**Problem details**:
Repeat all the material exactly; pictures stay out of your copy.

**Information supplied**:
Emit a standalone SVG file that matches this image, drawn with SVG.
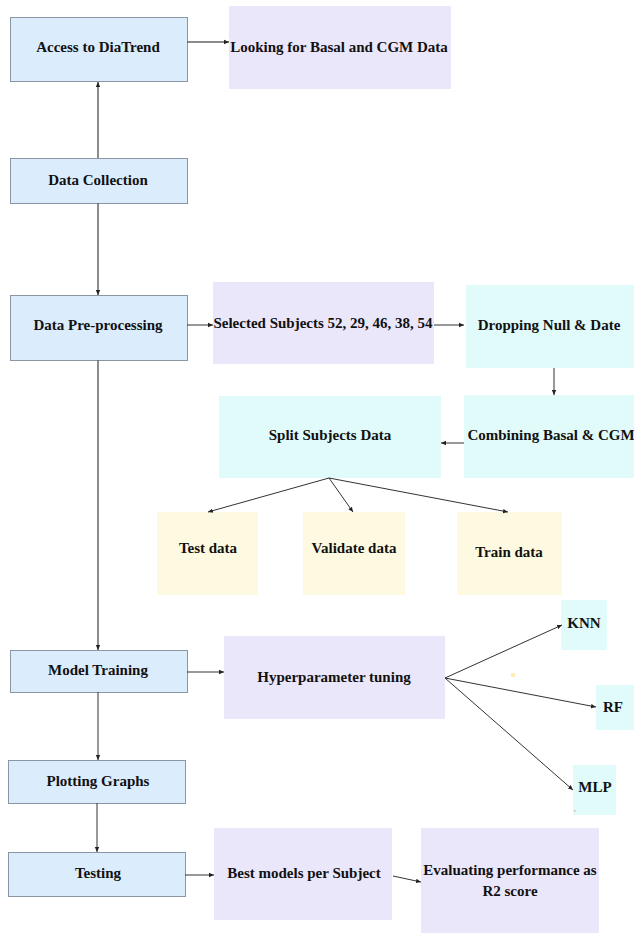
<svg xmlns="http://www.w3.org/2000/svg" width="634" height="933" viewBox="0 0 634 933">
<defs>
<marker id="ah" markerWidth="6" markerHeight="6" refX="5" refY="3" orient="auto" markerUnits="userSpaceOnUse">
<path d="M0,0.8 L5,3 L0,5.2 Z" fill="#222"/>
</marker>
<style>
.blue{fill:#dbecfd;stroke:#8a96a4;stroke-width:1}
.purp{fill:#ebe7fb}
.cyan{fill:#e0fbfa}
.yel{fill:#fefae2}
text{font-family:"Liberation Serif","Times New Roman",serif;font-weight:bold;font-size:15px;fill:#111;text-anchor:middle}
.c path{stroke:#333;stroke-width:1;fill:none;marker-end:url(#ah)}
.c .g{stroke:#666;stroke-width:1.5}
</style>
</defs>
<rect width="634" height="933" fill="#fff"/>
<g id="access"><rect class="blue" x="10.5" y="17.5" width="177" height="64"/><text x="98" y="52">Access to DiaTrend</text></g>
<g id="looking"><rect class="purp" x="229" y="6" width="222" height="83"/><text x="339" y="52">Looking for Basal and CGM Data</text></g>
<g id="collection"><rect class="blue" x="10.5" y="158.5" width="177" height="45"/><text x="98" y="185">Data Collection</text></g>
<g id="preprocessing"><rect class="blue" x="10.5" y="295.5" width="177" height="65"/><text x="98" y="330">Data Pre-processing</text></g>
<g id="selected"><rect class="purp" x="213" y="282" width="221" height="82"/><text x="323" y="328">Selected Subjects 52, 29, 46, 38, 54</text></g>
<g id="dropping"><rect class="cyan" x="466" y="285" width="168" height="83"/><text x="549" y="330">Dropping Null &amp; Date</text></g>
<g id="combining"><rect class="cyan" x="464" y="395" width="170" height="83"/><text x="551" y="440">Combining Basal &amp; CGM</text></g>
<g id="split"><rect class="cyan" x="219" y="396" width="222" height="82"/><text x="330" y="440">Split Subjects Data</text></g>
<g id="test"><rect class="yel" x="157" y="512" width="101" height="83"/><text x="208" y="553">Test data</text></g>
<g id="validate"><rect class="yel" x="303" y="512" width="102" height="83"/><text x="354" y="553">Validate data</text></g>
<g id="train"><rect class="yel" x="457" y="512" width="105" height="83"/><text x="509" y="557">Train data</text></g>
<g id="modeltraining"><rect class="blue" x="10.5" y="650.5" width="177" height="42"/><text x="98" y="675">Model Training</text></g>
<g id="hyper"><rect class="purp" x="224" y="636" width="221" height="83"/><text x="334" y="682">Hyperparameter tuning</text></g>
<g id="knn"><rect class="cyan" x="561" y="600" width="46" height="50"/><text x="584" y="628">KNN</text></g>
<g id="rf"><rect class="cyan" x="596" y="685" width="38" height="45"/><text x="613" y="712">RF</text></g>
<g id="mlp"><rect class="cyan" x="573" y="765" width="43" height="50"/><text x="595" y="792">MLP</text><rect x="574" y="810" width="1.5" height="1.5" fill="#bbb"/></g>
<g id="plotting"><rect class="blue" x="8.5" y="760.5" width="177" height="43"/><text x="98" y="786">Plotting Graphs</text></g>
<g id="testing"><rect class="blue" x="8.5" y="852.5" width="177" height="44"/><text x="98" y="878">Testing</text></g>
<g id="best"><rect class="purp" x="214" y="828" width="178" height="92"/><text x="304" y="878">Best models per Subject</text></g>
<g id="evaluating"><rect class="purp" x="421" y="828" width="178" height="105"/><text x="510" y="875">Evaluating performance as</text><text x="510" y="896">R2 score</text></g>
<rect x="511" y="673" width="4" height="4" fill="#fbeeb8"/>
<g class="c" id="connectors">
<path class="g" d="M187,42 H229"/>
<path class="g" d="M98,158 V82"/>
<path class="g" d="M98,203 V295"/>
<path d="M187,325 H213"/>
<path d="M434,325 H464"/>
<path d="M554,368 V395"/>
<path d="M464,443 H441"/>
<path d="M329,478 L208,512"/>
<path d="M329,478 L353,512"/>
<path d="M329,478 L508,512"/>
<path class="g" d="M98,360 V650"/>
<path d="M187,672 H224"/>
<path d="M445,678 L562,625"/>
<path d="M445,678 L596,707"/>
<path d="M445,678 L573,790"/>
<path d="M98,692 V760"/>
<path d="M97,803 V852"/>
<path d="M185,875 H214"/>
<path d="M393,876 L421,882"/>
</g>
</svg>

**Worked answer**:
Emit a standalone SVG file that matches this image, drawn with SVG.
<svg xmlns="http://www.w3.org/2000/svg" width="634" height="933" viewBox="0 0 634 933">
<defs>
<marker id="ah" markerWidth="6" markerHeight="6" refX="5" refY="3" orient="auto" markerUnits="userSpaceOnUse">
<path d="M0,0.8 L5,3 L0,5.2 Z" fill="#222"/>
</marker>
<style>
.blue{fill:#dbecfd;stroke:#8a96a4;stroke-width:1}
.purp{fill:#ebe7fb}
.cyan{fill:#e0fbfa}
.yel{fill:#fefae2}
text{font-family:"Liberation Serif","Times New Roman",serif;font-weight:bold;font-size:15px;fill:#111;text-anchor:middle}
.c path{stroke:#333;stroke-width:1;fill:none;marker-end:url(#ah)}
.c .g{stroke:#666;stroke-width:1.5}
</style>
</defs>
<rect width="634" height="933" fill="#fff"/>
<g id="access"><rect class="blue" x="10.5" y="17.5" width="177" height="64"/><text x="98" y="52">Access to DiaTrend</text></g>
<g id="looking"><rect class="purp" x="229" y="6" width="222" height="83"/><text x="339" y="52">Looking for Basal and CGM Data</text></g>
<g id="collection"><rect class="blue" x="10.5" y="158.5" width="177" height="45"/><text x="98" y="185">Data Collection</text></g>
<g id="preprocessing"><rect class="blue" x="10.5" y="295.5" width="177" height="65"/><text x="98" y="330">Data Pre-processing</text></g>
<g id="selected"><rect class="purp" x="213" y="282" width="221" height="82"/><text x="323" y="328">Selected Subjects 52, 29, 46, 38, 54</text></g>
<g id="dropping"><rect class="cyan" x="466" y="285" width="168" height="83"/><text x="549" y="330">Dropping Null &amp; Date</text></g>
<g id="combining"><rect class="cyan" x="464" y="395" width="170" height="83"/><text x="551" y="440">Combining Basal &amp; CGM</text></g>
<g id="split"><rect class="cyan" x="219" y="396" width="222" height="82"/><text x="330" y="440">Split Subjects Data</text></g>
<g id="test"><rect class="yel" x="157" y="512" width="101" height="83"/><text x="208" y="553">Test data</text></g>
<g id="validate"><rect class="yel" x="303" y="512" width="102" height="83"/><text x="354" y="553">Validate data</text></g>
<g id="train"><rect class="yel" x="457" y="512" width="105" height="83"/><text x="509" y="557">Train data</text></g>
<g id="modeltraining"><rect class="blue" x="10.5" y="650.5" width="177" height="42"/><text x="98" y="675">Model Training</text></g>
<g id="hyper"><rect class="purp" x="224" y="636" width="221" height="83"/><text x="334" y="682">Hyperparameter tuning</text></g>
<g id="knn"><rect class="cyan" x="561" y="600" width="46" height="50"/><text x="584" y="628">KNN</text></g>
<g id="rf"><rect class="cyan" x="596" y="685" width="38" height="45"/><text x="613" y="712">RF</text></g>
<g id="mlp"><rect class="cyan" x="573" y="765" width="43" height="50"/><text x="595" y="792">MLP</text><rect x="574" y="810" width="1.5" height="1.5" fill="#bbb"/></g>
<g id="plotting"><rect class="blue" x="8.5" y="760.5" width="177" height="43"/><text x="98" y="786">Plotting Graphs</text></g>
<g id="testing"><rect class="blue" x="8.5" y="852.5" width="177" height="44"/><text x="98" y="878">Testing</text></g>
<g id="best"><rect class="purp" x="214" y="828" width="178" height="92"/><text x="304" y="878">Best models per Subject</text></g>
<g id="evaluating"><rect class="purp" x="421" y="828" width="178" height="105"/><text x="510" y="875">Evaluating performance as</text><text x="510" y="896">R2 score</text></g>
<rect x="511" y="673" width="4" height="4" fill="#fbeeb8"/>
<g class="c" id="connectors">
<path class="g" d="M187,42 H229"/>
<path class="g" d="M98,158 V82"/>
<path class="g" d="M98,203 V295"/>
<path d="M187,325 H213"/>
<path d="M434,325 H464"/>
<path d="M554,368 V395"/>
<path d="M464,443 H441"/>
<path d="M329,478 L208,512"/>
<path d="M329,478 L353,512"/>
<path d="M329,478 L508,512"/>
<path class="g" d="M98,360 V650"/>
<path d="M187,672 H224"/>
<path d="M445,678 L562,625"/>
<path d="M445,678 L596,707"/>
<path d="M445,678 L573,790"/>
<path d="M98,692 V760"/>
<path d="M97,803 V852"/>
<path d="M185,875 H214"/>
<path d="M393,876 L421,882"/>
</g>
</svg>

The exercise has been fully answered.